What's the purpose of using a union with only one member?

When I was reading seastar source code, I noticed that there is a union structure called tx_side which has only one member. Is this some hack to deal with a certain problem?

FYI, I paste the tx_side structure below:

union tx_side {
    tx_side() {}
    ~tx_side() {}
    void init() { new (&a) aa; }
    struct aa {
        std::deque<work_item*> pending_fifo;
    } a;
} _tx;

Because tx_side is a union, tx_side() doesn't automatically initialize/construct a, and ~tx_side() doesn't automatically destruct it.
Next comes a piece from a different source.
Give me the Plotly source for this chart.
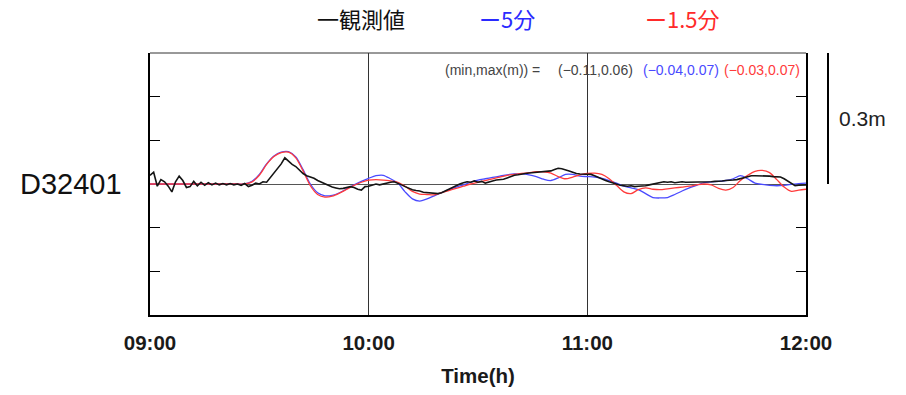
import plotly.graph_objects as go

# ---- data: water level anomaly at station D32401 (m), 09:00-12:00 ----
tick_minutes = [0, 60, 120, 180]
tick_labels = ["09:00", "10:00", "11:00", "12:00"]

# forecast series, one value every 2 minutes from 09:00
fc_minutes = list(range(0, 181, 2))
fc_5min = [0.0] * 14 + [
    0.006, 0.022, 0.046, 0.064, 0.073, 0.074, 0.062, 0.033, 0.0, -0.02,
    -0.027, -0.026, -0.02, -0.011, -0.002, 0.006, 0.013, 0.019, 0.02, 0.012,
    0.002, -0.018, -0.034, -0.039, -0.034, -0.027, -0.02, -0.013, -0.007, -0.002,
    0.004, 0.009, 0.012, 0.015, 0.018, 0.021, 0.023, 0.023, 0.021, 0.017,
    0.011, 0.008, 0.014, 0.022, 0.022, 0.018, 0.017, 0.016, 0.013, 0.008,
    0.002, -0.005, -0.009, -0.013, -0.022, -0.031, -0.032, -0.031, -0.024, -0.016,
    -0.009, -0.003, 0.003, 0.005, 0.006, 0.008, 0.012, 0.019, 0.012, 0.002,
    -0.001, -0.003, -0.004, -0.003, -0.001, 0.001, 0.002,
]
fc_1_5min = [0.0] * 14 + [
    0.005, 0.02, 0.045, 0.063, 0.072, 0.073, 0.06, 0.03, -0.004, -0.024,
    -0.03, -0.028, -0.021, -0.012, -0.003, 0.004, 0.009, 0.01, 0.009, 0.007,
    0.004, -0.005, -0.017, -0.023, -0.024, -0.025, -0.02, -0.015, -0.01, -0.005,
    0.0, 0.004, 0.008, 0.012, 0.016, 0.02, 0.022, 0.024, 0.026, 0.028,
    0.028, 0.025, 0.017, 0.012, 0.016, 0.021, 0.024, 0.025, 0.022, 0.012,
    -0.003, -0.018, -0.022, -0.013, -0.009, -0.012, -0.013, -0.011, -0.009, -0.007,
    -0.005, -0.002, 0.0, -0.002, -0.01, -0.014, -0.008, 0.008, 0.02, 0.029,
    0.031, 0.026, 0.01, -0.007, -0.017, -0.014, -0.012,
]

# observed series, one value per minute from 09:00
obs_minutes = list(range(0, 181))
obs_values = [
    0.02, 0.027, -0.005, 0.01, 0.005, -0.005, -0.018, 0.005, 0.018, 0.008,
    -0.008, -0.006, 0.006, -0.004, 0.004, -0.003, 0.003, -0.002, 0.002, -0.002,
    0.001, -0.002, 0.001, -0.002, 0.0, -0.003, 0.001, -0.006, -0.003, 0.002,
    0.0, 0.005, 0.004, 0.015, 0.026, 0.036, 0.046, 0.06, 0.052, 0.045,
    0.04, 0.032, 0.024, 0.019, 0.016, 0.013, 0.008, 0.004, 0.0, -0.004,
    -0.007, -0.009, -0.011, -0.01, -0.008, -0.006, -0.008, -0.012, -0.014, -0.006,
    -0.005, -0.002, 0.0, -0.002, 0.0, 0.003, 0.004, 0.005, 0.002, -0.002,
    -0.006, -0.01, -0.013, -0.015, -0.016, -0.019, -0.02, -0.021, -0.022, -0.022,
    -0.02, -0.016, -0.012, -0.007, -0.003, 0.0, 0.003, 0.005, 0.004, 0.007,
    0.004, 0.006, 0.002, 0.005, 0.007, 0.009, 0.01, 0.011, 0.014, 0.017,
    0.02, 0.021, 0.023, 0.024, 0.025, 0.026, 0.027, 0.028, 0.028, 0.029,
    0.03, 0.033, 0.036, 0.035, 0.033, 0.03, 0.027, 0.024, 0.023, 0.023,
    0.022, 0.022, 0.019, 0.015, 0.011, 0.008, 0.005, 0.002, -0.001, -0.003,
    -0.004, -0.005, -0.004, -0.006, -0.005, -0.005, -0.004, -0.002, 0.0, 0.002,
    0.004, 0.005, 0.004, 0.005, 0.003, 0.004, 0.005, 0.004, 0.004, 0.005,
    0.004, 0.005, 0.005, 0.004, 0.005, 0.006, 0.006, 0.007, 0.008, 0.008,
    0.009, 0.01, 0.012, 0.014, 0.017, 0.019, 0.019, 0.019, 0.018, 0.019,
    0.018, 0.017, 0.017, 0.016, 0.012, 0.006, 0.0, -0.004, -0.003, -0.002,
    -0.002,
]

station = "D32401"
legend_items = ["一観測値", "ー5分", "ー1.5分"]
minmax_head = "(min,max(m)) ="
minmax_obs = "(−0.11,0.06)"
minmax_5 = "(−0.04,0.07)"
minmax_15 = "(−0.03,0.07)"
scale_value = 0.3

BLUE = "#4a4aff"
RED = "#ff3b3b"
LATIN = "Liberation Sans, Arial, sans-serif"
CJK = "Noto Sans CJK JP, sans-serif"

fig = go.Figure()
fig.add_trace(go.Scatter(x=fc_minutes, y=fc_5min, mode="lines",
                         line=dict(color=BLUE, width=1.3, shape="spline", smoothing=0.8)))
fig.add_trace(go.Scatter(x=fc_minutes, y=fc_1_5min, mode="lines",
                         line=dict(color=RED, width=1.3, shape="spline", smoothing=0.8)))
fig.add_trace(go.Scatter(x=obs_minutes, y=obs_values, mode="lines",
                         line=dict(color="#151515", width=1.6)))

# plot area in pixels: x 150..806, y 53..315
L, R, T, B = 150, 100, 53, 80
W, H = 906, 395
pw = W - L - R


def px_to_paper(px):
    return (px - L) / pw


fig.update_layout(
    width=W, height=H,
    margin=dict(l=L, r=R, t=T, b=B),
    paper_bgcolor="white", plot_bgcolor="white",
    showlegend=False,
    font=dict(family=LATIN, color="black"),
    xaxis=dict(
        range=[0, 180], tickvals=tick_minutes, ticktext=tick_labels,
        showgrid=True, gridcolor="#333333", gridwidth=1,
        showline=True, linecolor="black", linewidth=2,
        ticks="", ticklabelstandoff=8,
        tickfont=dict(size=20.5, family=LATIN, color="#1a1a1a", weight="bold"),
        title=dict(text="Time(h)",
                   font=dict(size=20.5, family=LATIN, color="#1a1a1a", weight="bold"),
                   standoff=16),
        zeroline=False,
    ),
    yaxis=dict(
        range=[-0.3, 0.3], tickvals=[-0.2, -0.1, 0.1, 0.2],
        showticklabels=False, ticks="inside", ticklen=10, tickwidth=1.2,
        tickcolor="black",
        showline=True, linecolor="black", linewidth=2, mirror="ticks",
        showgrid=False,
        zeroline=True, zerolinecolor="#555555", zerolinewidth=1,
    ),
)

# thin top border
fig.add_shape(type="line", xref="paper", yref="paper", x0=0, x1=1, y0=1, y1=1,
              line=dict(color="#333333", width=1))

# scale bar on the right
sx = px_to_paper(828)
fig.add_shape(type="line", xref="paper", yref="y", x0=sx, x1=sx, y0=0, y1=scale_value,
              line=dict(color="black", width=2))
fig.add_annotation(xref="paper", yref="y", x=px_to_paper(837), y=scale_value / 2,
                   text=f"{scale_value}m", showarrow=False, xanchor="left",
                   font=dict(size=21, family=LATIN, color="#222"))

# station name
fig.add_annotation(xref="paper", yref="y", x=px_to_paper(124), y=0, text=station,
                   showarrow=False, xanchor="right", yanchor="middle",
                   font=dict(size=29, family=LATIN, color="#111"))

# legend row
for txt, col, cx in zip(legend_items, ["#111", "#2a2aff", "#ff2a2a"], [361, 507, 682]):
    fig.add_annotation(xref="paper", yref="paper", x=px_to_paper(cx), y=1 + (53 - 18) / 262,
                       text=txt, showarrow=False, xanchor="center", yanchor="middle",
                       font=dict(size=22, family=CJK, color=col))

# min/max readout
ty = 1 - (70 - 53) / 262
for txt, col, lx in zip([minmax_head, minmax_obs, minmax_5, minmax_15],
                        ["#444", "#444", BLUE, RED], [443, 556, 641, 722]):
    fig.add_annotation(xref="paper", yref="paper", x=px_to_paper(lx), y=ty, text=txt,
                       showarrow=False, xanchor="left", yanchor="middle",
                       font=dict(size=14, family=LATIN, color=col))

fig.write_html("out.html")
This allows a fine-grained control over the lifetime of a and pending_fifo, via placement-new and manual destructor calls (a poor man's std::optional).

Here's an example:

#include <iostream>

struct A
{
    A() {std::cout << "A()\n";}
    ~A() {std::cout << "~A()\n";}
};

union B
{
    A a;
    B() {}
    ~B() {}
};

int main()
{
    B b;
}

Here, B b; prints nothing, because a is not constructed nor destructed.

If B was a struct, B() would call A(), and ~B() would call ~A(), and you wouldn't be able to prevent that.

In simple words, unless explicitly assigned/initialized a value the single member union does not initialize the allocated memory. This functionality can be achieved with std:: optional in c++17.